GOAL: Write out all the entries word for word, but skip any images.

|---|

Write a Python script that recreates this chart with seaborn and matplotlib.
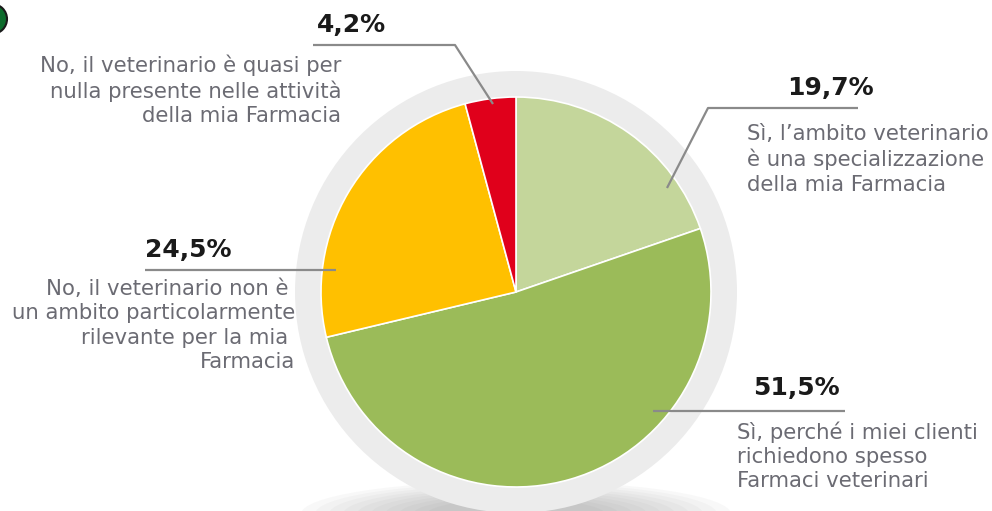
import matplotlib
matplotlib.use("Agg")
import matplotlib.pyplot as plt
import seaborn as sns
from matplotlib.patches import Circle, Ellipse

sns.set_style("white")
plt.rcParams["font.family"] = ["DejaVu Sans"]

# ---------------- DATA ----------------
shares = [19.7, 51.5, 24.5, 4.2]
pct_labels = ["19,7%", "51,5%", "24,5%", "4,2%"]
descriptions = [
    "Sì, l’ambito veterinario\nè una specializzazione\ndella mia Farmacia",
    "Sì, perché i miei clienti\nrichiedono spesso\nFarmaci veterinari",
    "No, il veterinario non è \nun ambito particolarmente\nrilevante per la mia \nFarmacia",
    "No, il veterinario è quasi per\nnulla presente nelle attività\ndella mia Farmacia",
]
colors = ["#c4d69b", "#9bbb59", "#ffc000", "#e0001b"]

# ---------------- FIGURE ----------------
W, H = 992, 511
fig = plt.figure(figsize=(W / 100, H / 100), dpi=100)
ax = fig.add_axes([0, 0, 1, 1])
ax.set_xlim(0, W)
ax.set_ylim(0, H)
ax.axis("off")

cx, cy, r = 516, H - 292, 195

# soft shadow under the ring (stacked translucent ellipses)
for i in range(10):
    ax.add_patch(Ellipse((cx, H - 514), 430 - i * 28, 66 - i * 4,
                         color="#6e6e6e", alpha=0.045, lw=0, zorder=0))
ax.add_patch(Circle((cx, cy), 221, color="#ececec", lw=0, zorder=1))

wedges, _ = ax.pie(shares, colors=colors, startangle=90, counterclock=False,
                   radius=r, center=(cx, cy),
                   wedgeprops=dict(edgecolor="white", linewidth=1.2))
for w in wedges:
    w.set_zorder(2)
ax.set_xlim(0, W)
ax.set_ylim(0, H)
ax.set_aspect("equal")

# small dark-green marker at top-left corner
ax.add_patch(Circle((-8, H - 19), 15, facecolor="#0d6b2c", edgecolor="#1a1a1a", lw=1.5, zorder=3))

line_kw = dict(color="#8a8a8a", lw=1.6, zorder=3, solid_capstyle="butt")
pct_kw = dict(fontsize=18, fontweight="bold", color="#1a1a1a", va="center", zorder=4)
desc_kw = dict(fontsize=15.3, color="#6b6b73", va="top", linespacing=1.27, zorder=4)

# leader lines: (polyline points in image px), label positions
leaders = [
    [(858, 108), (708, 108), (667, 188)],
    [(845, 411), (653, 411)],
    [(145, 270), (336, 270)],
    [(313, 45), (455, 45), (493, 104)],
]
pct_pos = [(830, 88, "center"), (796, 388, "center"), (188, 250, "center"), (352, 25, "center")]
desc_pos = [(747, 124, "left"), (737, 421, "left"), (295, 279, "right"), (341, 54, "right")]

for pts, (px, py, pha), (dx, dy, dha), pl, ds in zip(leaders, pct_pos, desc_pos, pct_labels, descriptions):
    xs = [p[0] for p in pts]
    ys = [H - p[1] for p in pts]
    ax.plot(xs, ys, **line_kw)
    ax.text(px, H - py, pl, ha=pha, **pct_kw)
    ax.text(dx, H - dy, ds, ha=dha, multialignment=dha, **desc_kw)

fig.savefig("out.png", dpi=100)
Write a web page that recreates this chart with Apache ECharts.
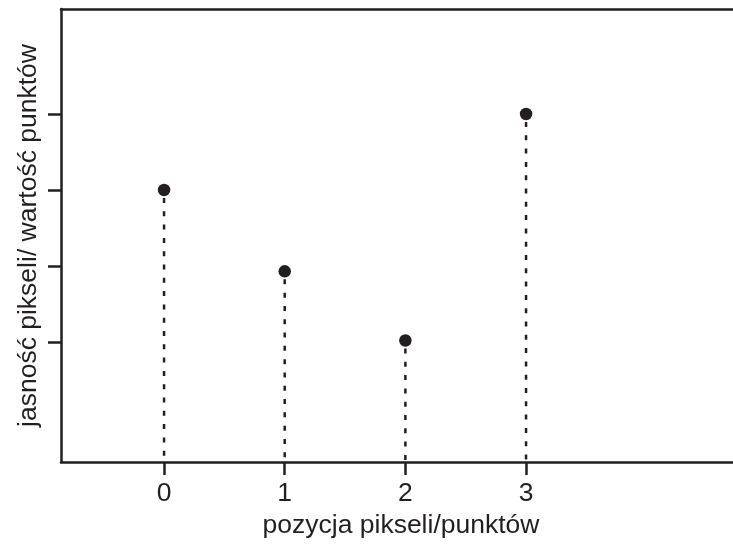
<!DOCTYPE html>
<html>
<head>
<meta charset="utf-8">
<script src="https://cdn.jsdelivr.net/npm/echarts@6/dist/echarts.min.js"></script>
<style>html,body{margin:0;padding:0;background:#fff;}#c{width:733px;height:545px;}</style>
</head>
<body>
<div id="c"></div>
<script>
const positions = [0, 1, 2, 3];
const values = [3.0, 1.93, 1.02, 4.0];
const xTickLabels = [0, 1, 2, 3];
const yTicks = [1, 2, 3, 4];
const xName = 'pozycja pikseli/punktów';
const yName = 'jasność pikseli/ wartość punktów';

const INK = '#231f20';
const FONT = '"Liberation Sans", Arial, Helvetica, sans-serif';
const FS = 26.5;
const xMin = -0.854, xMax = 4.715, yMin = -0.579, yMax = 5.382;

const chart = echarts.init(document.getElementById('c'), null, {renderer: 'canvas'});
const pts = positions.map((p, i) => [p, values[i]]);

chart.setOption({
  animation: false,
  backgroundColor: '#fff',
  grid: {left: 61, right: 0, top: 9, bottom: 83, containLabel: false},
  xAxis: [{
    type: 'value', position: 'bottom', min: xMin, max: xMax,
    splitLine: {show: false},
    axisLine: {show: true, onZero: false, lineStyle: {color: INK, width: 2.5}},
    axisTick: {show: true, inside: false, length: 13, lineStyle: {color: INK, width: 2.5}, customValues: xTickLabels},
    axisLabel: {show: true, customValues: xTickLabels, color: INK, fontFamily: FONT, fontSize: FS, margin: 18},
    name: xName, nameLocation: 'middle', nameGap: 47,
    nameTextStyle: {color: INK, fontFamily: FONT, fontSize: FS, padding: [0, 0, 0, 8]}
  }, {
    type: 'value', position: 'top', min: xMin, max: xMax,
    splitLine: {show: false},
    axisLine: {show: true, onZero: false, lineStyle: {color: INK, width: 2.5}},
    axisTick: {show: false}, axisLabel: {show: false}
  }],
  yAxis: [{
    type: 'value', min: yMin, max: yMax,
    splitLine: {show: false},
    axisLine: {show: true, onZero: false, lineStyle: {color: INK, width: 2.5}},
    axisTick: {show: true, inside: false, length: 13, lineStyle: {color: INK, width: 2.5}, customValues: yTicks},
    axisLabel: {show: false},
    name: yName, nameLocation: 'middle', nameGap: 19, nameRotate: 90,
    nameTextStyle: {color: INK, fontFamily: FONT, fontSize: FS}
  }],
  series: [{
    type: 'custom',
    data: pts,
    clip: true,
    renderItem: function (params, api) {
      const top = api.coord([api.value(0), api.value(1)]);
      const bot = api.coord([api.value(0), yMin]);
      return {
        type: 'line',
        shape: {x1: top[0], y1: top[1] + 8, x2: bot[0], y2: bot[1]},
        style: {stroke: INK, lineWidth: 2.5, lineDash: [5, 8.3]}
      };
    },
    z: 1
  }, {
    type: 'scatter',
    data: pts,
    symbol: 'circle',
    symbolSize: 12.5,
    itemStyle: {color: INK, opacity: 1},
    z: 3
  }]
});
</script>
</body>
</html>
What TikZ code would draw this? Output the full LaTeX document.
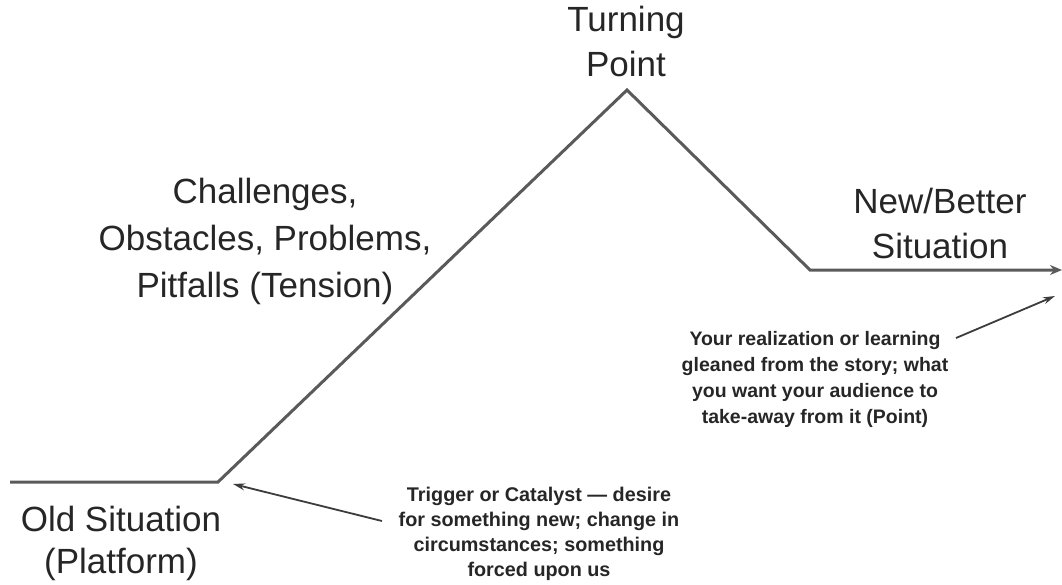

|---|

TASK RESULT:
Write a Python script that recreates this chart with seaborn and matplotlib.
import matplotlib
matplotlib.use("Agg")
import matplotlib.pyplot as plt
import seaborn as sns
from matplotlib.patches import Circle, Ellipse

sns.set_style("white")
plt.rcParams["font.family"] = ["DejaVu Sans"]

# ---------------- DATA ----------------
shares = [19.7, 51.5, 24.5, 4.2]
pct_labels = ["19,7%", "51,5%", "24,5%", "4,2%"]
descriptions = [
    "Sì, l’ambito veterinario\nè una specializzazione\ndella mia Farmacia",
    "Sì, perché i miei clienti\nrichiedono spesso\nFarmaci veterinari",
    "No, il veterinario non è \nun ambito particolarmente\nrilevante per la mia \nFarmacia",
    "No, il veterinario è quasi per\nnulla presente nelle attività\ndella mia Farmacia",
]
colors = ["#c4d69b", "#9bbb59", "#ffc000", "#e0001b"]

# ---------------- FIGURE ----------------
W, H = 992, 511
fig = plt.figure(figsize=(W / 100, H / 100), dpi=100)
ax = fig.add_axes([0, 0, 1, 1])
ax.set_xlim(0, W)
ax.set_ylim(0, H)
ax.axis("off")

cx, cy, r = 516, H - 292, 195

# soft shadow under the ring (stacked translucent ellipses)
for i in range(10):
    ax.add_patch(Ellipse((cx, H - 514), 430 - i * 28, 66 - i * 4,
                         color="#6e6e6e", alpha=0.045, lw=0, zorder=0))
ax.add_patch(Circle((cx, cy), 221, color="#ececec", lw=0, zorder=1))

wedges, _ = ax.pie(shares, colors=colors, startangle=90, counterclock=False,
                   radius=r, center=(cx, cy),
                   wedgeprops=dict(edgecolor="white", linewidth=1.2))
for w in wedges:
    w.set_zorder(2)
ax.set_xlim(0, W)
ax.set_ylim(0, H)
ax.set_aspect("equal")

# small dark-green marker at top-left corner
ax.add_patch(Circle((-8, H - 19), 15, facecolor="#0d6b2c", edgecolor="#1a1a1a", lw=1.5, zorder=3))

line_kw = dict(color="#8a8a8a", lw=1.6, zorder=3, solid_capstyle="butt")
pct_kw = dict(fontsize=18, fontweight="bold", color="#1a1a1a", va="center", zorder=4)
desc_kw = dict(fontsize=15.3, color="#6b6b73", va="top", linespacing=1.27, zorder=4)

# leader lines: (polyline points in image px), label positions
leaders = [
    [(858, 108), (708, 108), (667, 188)],
    [(845, 411), (653, 411)],
    [(145, 270), (336, 270)],
    [(313, 45), (455, 45), (493, 104)],
]
pct_pos = [(830, 88, "center"), (796, 388, "center"), (188, 250, "center"), (352, 25, "center")]
desc_pos = [(747, 124, "left"), (737, 421, "left"), (295, 279, "right"), (341, 54, "right")]

for pts, (px, py, pha), (dx, dy, dha), pl, ds in zip(leaders, pct_pos, desc_pos, pct_labels, descriptions):
    xs = [p[0] for p in pts]
    ys = [H - p[1] for p in pts]
    ax.plot(xs, ys, **line_kw)
    ax.text(px, H - py, pl, ha=pha, **pct_kw)
    ax.text(dx, H - dy, ds, ha=dha, multialignment=dha, **desc_kw)

fig.savefig("out.png", dpi=100)
Write a web page that recreates this chart with Apache ECharts.
<!DOCTYPE html>
<html>
<head>
<meta charset="utf-8">
<script src="https://cdn.jsdelivr.net/npm/echarts@6/dist/echarts.min.js"></script>
<style>html,body{margin:0;padding:0;background:#fff;}#c{width:733px;height:545px;}</style>
</head>
<body>
<div id="c"></div>
<script>
const positions = [0, 1, 2, 3];
const values = [3.0, 1.93, 1.02, 4.0];
const xTickLabels = [0, 1, 2, 3];
const yTicks = [1, 2, 3, 4];
const xName = 'pozycja pikseli/punktów';
const yName = 'jasność pikseli/ wartość punktów';

const INK = '#231f20';
const FONT = '"Liberation Sans", Arial, Helvetica, sans-serif';
const FS = 26.5;
const xMin = -0.854, xMax = 4.715, yMin = -0.579, yMax = 5.382;

const chart = echarts.init(document.getElementById('c'), null, {renderer: 'canvas'});
const pts = positions.map((p, i) => [p, values[i]]);

chart.setOption({
  animation: false,
  backgroundColor: '#fff',
  grid: {left: 61, right: 0, top: 9, bottom: 83, containLabel: false},
  xAxis: [{
    type: 'value', position: 'bottom', min: xMin, max: xMax,
    splitLine: {show: false},
    axisLine: {show: true, onZero: false, lineStyle: {color: INK, width: 2.5}},
    axisTick: {show: true, inside: false, length: 13, lineStyle: {color: INK, width: 2.5}, customValues: xTickLabels},
    axisLabel: {show: true, customValues: xTickLabels, color: INK, fontFamily: FONT, fontSize: FS, margin: 18},
    name: xName, nameLocation: 'middle', nameGap: 47,
    nameTextStyle: {color: INK, fontFamily: FONT, fontSize: FS, padding: [0, 0, 0, 8]}
  }, {
    type: 'value', position: 'top', min: xMin, max: xMax,
    splitLine: {show: false},
    axisLine: {show: true, onZero: false, lineStyle: {color: INK, width: 2.5}},
    axisTick: {show: false}, axisLabel: {show: false}
  }],
  yAxis: [{
    type: 'value', min: yMin, max: yMax,
    splitLine: {show: false},
    axisLine: {show: true, onZero: false, lineStyle: {color: INK, width: 2.5}},
    axisTick: {show: true, inside: false, length: 13, lineStyle: {color: INK, width: 2.5}, customValues: yTicks},
    axisLabel: {show: false},
    name: yName, nameLocation: 'middle', nameGap: 19, nameRotate: 90,
    nameTextStyle: {color: INK, fontFamily: FONT, fontSize: FS}
  }],
  series: [{
    type: 'custom',
    data: pts,
    clip: true,
    renderItem: function (params, api) {
      const top = api.coord([api.value(0), api.value(1)]);
      const bot = api.coord([api.value(0), yMin]);
      return {
        type: 'line',
        shape: {x1: top[0], y1: top[1] + 8, x2: bot[0], y2: bot[1]},
        style: {stroke: INK, lineWidth: 2.5, lineDash: [5, 8.3]}
      };
    },
    z: 1
  }, {
    type: 'scatter',
    data: pts,
    symbol: 'circle',
    symbolSize: 12.5,
    itemStyle: {color: INK, opacity: 1},
    z: 3
  }]
});
</script>
</body>
</html>
What TikZ code would draw this? Output the full LaTeX document.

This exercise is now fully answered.